Follow step 1-4 mentioned under the Export and Import method above, and set the value to DPUMP_SHARED in the Global Configuration section for the appropriate product and instance.
Follow step 6-12 mentioned under Export and Import method above to run B1_SYNC_CONTEXT job.
Make sure that the job is completed successfully. This can be verified in the Oracle Data Integrator operator log.

Database Link

This is the default method to replicate initial data from source into their respective replication schema. Make sure that for your respective source product and instance, the value is set to DBLINK. If the global configuration is not set as DBLINK, then set to DBLINK as mentioned below. Follow step 6-12 mentioned under the Export and Import method above to run B1_SYNC_CONTEXT job. Make sure that this job executes successfully without any error.

Initial Star Schema Load

After existing historical data is replicated from the source into the Oracle Utilities Analytics Warehouse Analytics replication layer, Dimensions, Facts and Materialized views for the respective source should be loaded. Follow below steps for loading data into star schemas:

Dimensions Load

Dimensions are completely independent objects. Dimensions can be loaded until the time data is synchronized into the replication schema. Follow the steps below to enable all dimensions.

Log in to the Oracle Utilities Analytics Warehouse Administration Tool.
Click Job Configuration in the left panel under ETL Configuration.
In the Job Configuration page, click Enable Jobs.
Select the appropriate Source Product and Instance Number.
In the Job Type field, select Dimension Jobs, and then click Enable Jobs.

Now all dimension jobs for the selected context are enabled. The scheduler agent B1_RUN_ALL is also configured. Therefore, dimension jobs will be triggered by the scheduler agent automatically.

Navigate to the Operator tab and monitor the execution status. You can also monitor the execution of jobs in B1_JOBS_VW in the metadata schema. Wait for all dimensions to load completely. Except for static one-time load dimensions, all other dimensions should be loaded until the time data synced into the replication schema.
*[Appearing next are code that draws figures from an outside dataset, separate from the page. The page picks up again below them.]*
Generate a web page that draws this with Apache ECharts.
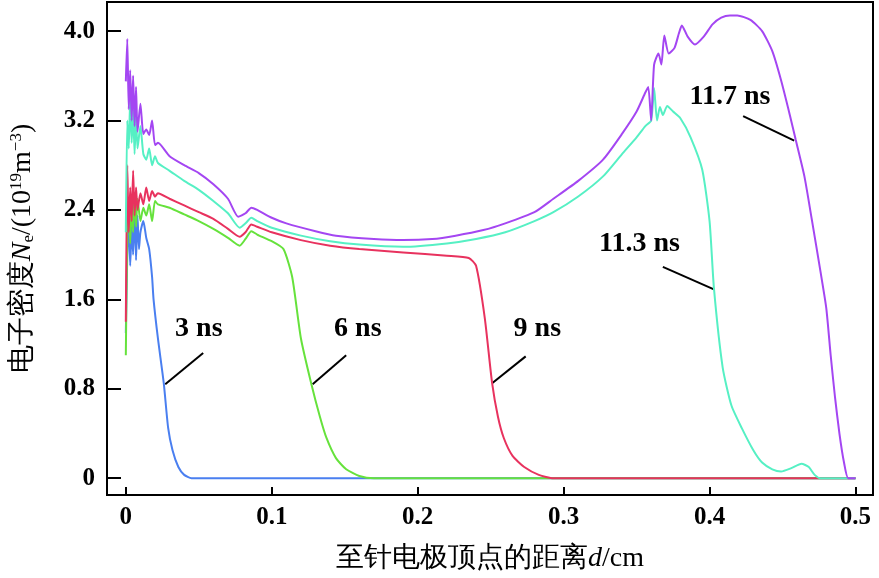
<!DOCTYPE html>
<html><head><meta charset="utf-8">
<script src="https://cdn.jsdelivr.net/npm/echarts@6/dist/echarts.min.js"></script>
<style>html,body{margin:0;padding:0;background:#fff}#c{width:879px;height:578px}</style>
</head><body><div id="c"></div>
<script>
// electron density profiles, [d (cm), Ne (1e19 m^-3)]
const s3ns = [[0,1.3],[0.001,2.0],[0.002,2.3],[0.003,1.9],[0.004,2.25],[0.005,2.0],[0.006,2.4],[0.007,1.95],[0.008,2.35],[0.009,2.05],[0.010,2.2],[0.012,2.3],[0.014,2.15],[0.016,2.05],[0.018,1.8],[0.019,1.6],[0.022,1.25],[0.026,0.85],[0.029,0.45],[0.032,0.25],[0.036,0.1],[0.040,0.03],[0.045,0],[0.10,0],[0.5,0]];
const s6ns = [[0,1.1],[0.001,2.2],[0.002,2.5],[0.003,2.1],[0.004,2.45],[0.005,2.2],[0.006,2.55],[0.007,2.25],[0.008,2.5],[0.010,2.3],[0.012,2.42],[0.014,2.35],[0.016,2.45],[0.018,2.3],[0.020,2.48],[0.022,2.45],[0.03,2.42],[0.04,2.36],[0.05,2.3],[0.06,2.23],[0.07,2.15],[0.078,2.08],[0.082,2.14],[0.086,2.21],[0.09,2.18],[0.10,2.12],[0.108,2.05],[0.114,1.8],[0.12,1.25],[0.127,0.85],[0.133,0.55],[0.1375,0.36],[0.144,0.18],[0.151,0.08],[0.16,0.02],[0.17,0],[0.5,0]];
const s9ns = [[0,1.4],[0.001,2.8],[0.002,2.2],[0.003,2.6],[0.004,2.3],[0.005,2.75],[0.006,2.35],[0.007,2.6],[0.008,2.4],[0.010,2.55],[0.012,2.45],[0.014,2.6],[0.016,2.48],[0.018,2.57],[0.020,2.52],[0.022,2.55],[0.03,2.5],[0.04,2.44],[0.05,2.38],[0.06,2.32],[0.07,2.23],[0.078,2.16],[0.082,2.2],[0.086,2.27],[0.09,2.25],[0.10,2.2],[0.12,2.13],[0.14,2.08],[0.16,2.05],[0.19,2.02],[0.22,1.99],[0.235,1.97],[0.24,1.9],[0.246,1.43],[0.251,0.85],[0.255,0.55],[0.259,0.36],[0.265,0.2],[0.273,0.1],[0.283,0.03],[0.293,0],[0.5,0]];
const s113ns = [[0,2.2],[0.001,3.2],[0.002,2.95],[0.003,3.4],[0.004,3.0],[0.005,3.3],[0.006,2.9],[0.007,3.25],[0.008,2.95],[0.010,3.15],[0.012,2.9],[0.014,2.85],[0.016,2.95],[0.018,2.8],[0.020,2.88],[0.022,2.82],[0.03,2.75],[0.04,2.66],[0.05,2.58],[0.06,2.48],[0.07,2.37],[0.078,2.24],[0.082,2.28],[0.086,2.33],[0.09,2.3],[0.10,2.24],[0.12,2.17],[0.14,2.12],[0.16,2.09],[0.19,2.07],[0.22,2.1],[0.24,2.14],[0.26,2.2],[0.28,2.3],[0.293,2.38],[0.31,2.52],[0.327,2.7],[0.34,2.9],[0.35,3.05],[0.356,3.15],[0.36,3.2],[0.362,3.49],[0.364,3.2],[0.366,3.32],[0.368,3.25],[0.371,3.33],[0.375,3.28],[0.38,3.22],[0.387,3.05],[0.395,2.76],[0.400,2.3],[0.403,1.7],[0.409,0.99],[0.415,0.65],[0.422,0.45],[0.43,0.25],[0.436,0.14],[0.443,0.08],[0.449,0.06],[0.456,0.09],[0.463,0.13],[0.468,0.1],[0.472,0.03],[0.476,0],[0.5,0]];
const s117ns = [[0,3.55],[0.001,3.93],[0.002,3.3],[0.003,3.65],[0.004,3.2],[0.005,3.6],[0.006,3.15],[0.007,3.5],[0.008,3.1],[0.010,3.35],[0.012,3.08],[0.014,3.12],[0.016,3.07],[0.018,3.2],[0.020,2.98],[0.022,3.0],[0.03,2.88],[0.04,2.8],[0.05,2.73],[0.06,2.63],[0.07,2.5],[0.077,2.34],[0.082,2.37],[0.086,2.42],[0.09,2.4],[0.10,2.33],[0.11,2.28],[0.13,2.21],[0.144,2.17],[0.17,2.14],[0.19,2.13],[0.21,2.14],[0.226,2.17],[0.245,2.22],[0.26,2.28],[0.28,2.38],[0.293,2.5],[0.31,2.66],[0.327,2.85],[0.34,3.08],[0.35,3.28],[0.356,3.45],[0.358,3.5],[0.360,3.2],[0.362,3.7],[0.365,3.8],[0.367,3.7],[0.369,3.96],[0.372,3.8],[0.376,3.85],[0.379,3.98],[0.381,4.05],[0.385,3.95],[0.39,3.88],[0.396,3.95],[0.402,4.06],[0.408,4.12],[0.414,4.14],[0.419,4.14],[0.428,4.1],[0.436,4.0],[0.443,3.82],[0.449,3.56],[0.455,3.25],[0.459,3.03],[0.465,2.7],[0.47,2.32],[0.476,1.85],[0.48,1.52],[0.483,1.1],[0.486,0.72],[0.489,0.4],[0.492,0.15],[0.495,0],[0.5,0]];
const labelText = ['3 ns','6 ns','9 ns','11.3 ns','11.7 ns'];
const labelPos = [[0.05,1.34],[0.159,1.34],[0.282,1.34],[0.352,2.1],[0.414,3.41]];
const leaderFrom = [[0.027,0.84],[0.128,0.84],[0.251,0.85],[0.403,1.69],[0.458,3.02]];
const leaderTo = [[0.053,1.12],[0.151,1.1],[0.274,1.09],[0.368,1.89],[0.423,3.24]];
const xTicks = [0,0.1,0.2,0.3,0.4,0.5];
const yTicks = [0,0.8,1.6,2.4,3.2,4.0];

const font = 'Liberation Serif';
const chart = echarts.init(document.getElementById('c'));
const line = (data, color) => ({ type: 'line', data, showSymbol: false, smooth: 0.2, lineStyle: { color, width: 2 }, silent: true, animation: false });
chart.setOption({
  animation: false,
  grid: { left: 98, right: 6, top: 2, bottom: 80, show: true, borderColor: '#000', borderWidth: 2 },
  xAxis: {
    type: 'value', min: -0.0129, max: 0.512,
    name: '至针电极顶点的距离{i|d}/cm', nameLocation: 'middle', nameGap: 50,
    nameTextStyle: { fontFamily: font, fontSize: 28, color: '#000', rich: { i: { fontFamily: font, fontStyle: 'italic', fontSize: 28, color: '#000' } } },
    axisLine: { onZero: false, lineStyle: { color: '#000', width: 2 } },
    axisTick: { inside: true, length: 8, lineStyle: { color: '#000', width: 2 }, customValues: xTicks },
    axisLabel: { customValues: xTicks, fontFamily: font, fontSize: 25, fontWeight: 'bold', color: '#000', margin: 10, formatter: v => v === 0 ? '0' : String(v) },
    splitLine: { show: false }
  },
  yAxis: {
    type: 'value', min: -0.15, max: 4.26,
    name: '电子密度{i|N}{sub|e}/(10{sup|19}m{sup|−3})', nameLocation: 'middle', nameGap: 70, nameRotate: 90,
    nameTextStyle: { fontFamily: font, fontSize: 28, color: '#000', rich: {
      i: { fontFamily: font, fontStyle: 'italic', fontSize: 28, color: '#000' },
      sub: { fontFamily: font, fontSize: 17, color: '#000', verticalAlign: 'bottom', padding: [12, 0, 0, 0] },
      sup: { fontFamily: font, fontSize: 17, color: '#000', verticalAlign: 'top', padding: [0, 0, 12, 0] } } },
    axisLine: { onZero: false, lineStyle: { color: '#000', width: 2 } },
    axisTick: { inside: true, length: 14, lineStyle: { color: '#000', width: 2 }, customValues: yTicks },
    axisLabel: { customValues: yTicks, fontFamily: font, fontSize: 25, fontWeight: 'bold', color: '#000', margin: 12, formatter: v => v === 0 ? '0' : v.toFixed(1) },
    splitLine: { show: false }
  },
  series: [
    line(s3ns, '#4a7ff0'),
    line(s6ns, '#66e23c'),
    line(s9ns, '#e8325e'),
    line(s113ns, '#56f0c4'),
    line(s117ns, '#a446f2'),
    {
      type: 'lines', coordinateSystem: 'cartesian2d', silent: true,
      lineStyle: { color: '#000', width: 2, opacity: 1 },
      data: leaderFrom.map((p, i) => ({ coords: [p, leaderTo[i]] }))
    },
    {
      type: 'scatter', symbolSize: 0, silent: true,
      data: labelPos.map((p, i) => ({ value: p, name: labelText[i] })),
      label: { show: true, position: 'inside', formatter: p => p.name, fontFamily: font, fontSize: 28, fontWeight: 'bold', color: '#000', textBorderWidth: 0, opacity: 1 }
    }
  ]
});
</script></body></html>
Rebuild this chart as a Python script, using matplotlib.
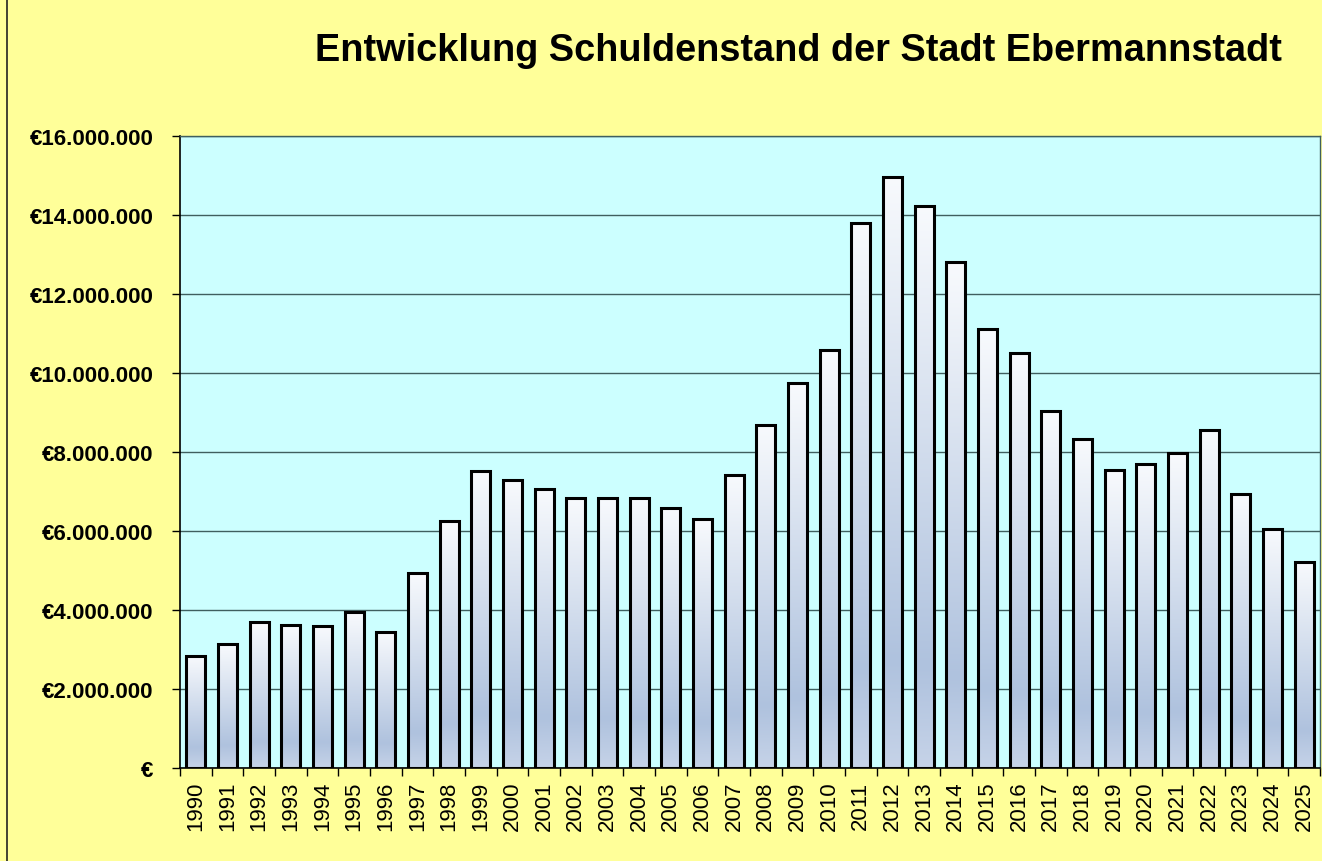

Use the Oracle Utilities Analytics Warehouse Installation and Configuration Checklist to validate the loading of dimensions into the target data warehouse.

Note: Although the latest Analytics Warehouse Installation and Configuration Checklist is for version 2.7.0.2 of the product, the steps still apply to version 2.8.0.0.

Facts Load

After all dimensions are loaded successfully, enable all fact ETL jobs by following these steps:

Log in to the Oracle Utilities Analytics Warehouse Administration Tool.
Click Job Configuration in the left panel under ETL Configuration.
In the Job Configuration page, click Enable Jobs.
Select the appropriate Source Product and Instance Number.
In the Job Type field, select Dimension and Facts Jobs, and then click Enable Jobs.

Now all fact ETL jobs are enabled. Scheduling the B1_RUN_ALL job will trigger these fact ETL jobs automation to load their respective target fact table. Navigate to the Oracle Data Integrator→ Operator tab and monitor the execution status. You can also monitor the execution of jobs in B1_JOBS_VW in the metadata schema. Wait for all facts to load completely.

Materialized Views (MV) Load

Follow the same steps in Facts Load above to enable materialized views for the configured source product, and make sure that all required materialized views are created. Except for Oracle Utilities Network Management System, all other source products contain materialized views.

Configure the Security

After all star schemas are loaded successfully and their respective materialized views are created (that is, materialized views exist for the source product), the next step is for security scripts to be executed for the given source product instance. For configuring the security, perform the following steps in Linux environment:

Add Java 8 to path variable, as shown in example below:

Copy

export PATH=/scratch/softwares/jdk1.8.0_121/bin:$PATH

Set classpath pointing to OraDBI.jar and all dependency jars.

Copy

export CLASSPATH=<Path to BI270>/BI270/DWADM/Jarfiles/*

Run OraGenSec as shown below:

Copy

java com.oracle.ouaf.oem.install.OraGenSec -l oragensec.log -d DWADM,DWADM,jdbc:oracle:thin:@<DATABASE SERVER>:<DATABASE PORT>/<ORACLE SERVICE NAME> -a A -r DW_READ,DW_USER -u DWREAD,DWUSER

Enable Change Data Synchronization

The change synchronization process needs to be enabled to bring incremental data from the source application after the initial source data is replicated completely. Follow the steps below to enable the change data synchronization process:

Log in to the Oracle GoldenGate Command Line Interface (GGSCI) in the target.
Execute the script below to get the status of the GoldenGate process. Make sure that the GoldenGate manager process is in a running state, and that GoldenGate replicat processes are in a stopped state.
Start the GoldenGate replicat processes for the respective context. Ensure that GoldenGate replicat processes for the configured context are in a running state.

Copy

GGSCI> info all

Copy

GGSCI> start replicat <Context Code>*
GGSCI> info all

Incremental Star Schema Load

Once GoldenGate change synchronization processes are enabled, incremental data from the source application will automatically start flowing into the replication schema for all configured tables. As ETL jobs and the scheduler are enabled, target star schema objects (for example, Dimensions, Facts, etc.) will also be loaded automatically. No manual activity is required to load the incremental data into the target schema. At this point, both ETL and Analytics need to be monitored at a regular interval of time for the smooth function of this product and can be open for the business users to access.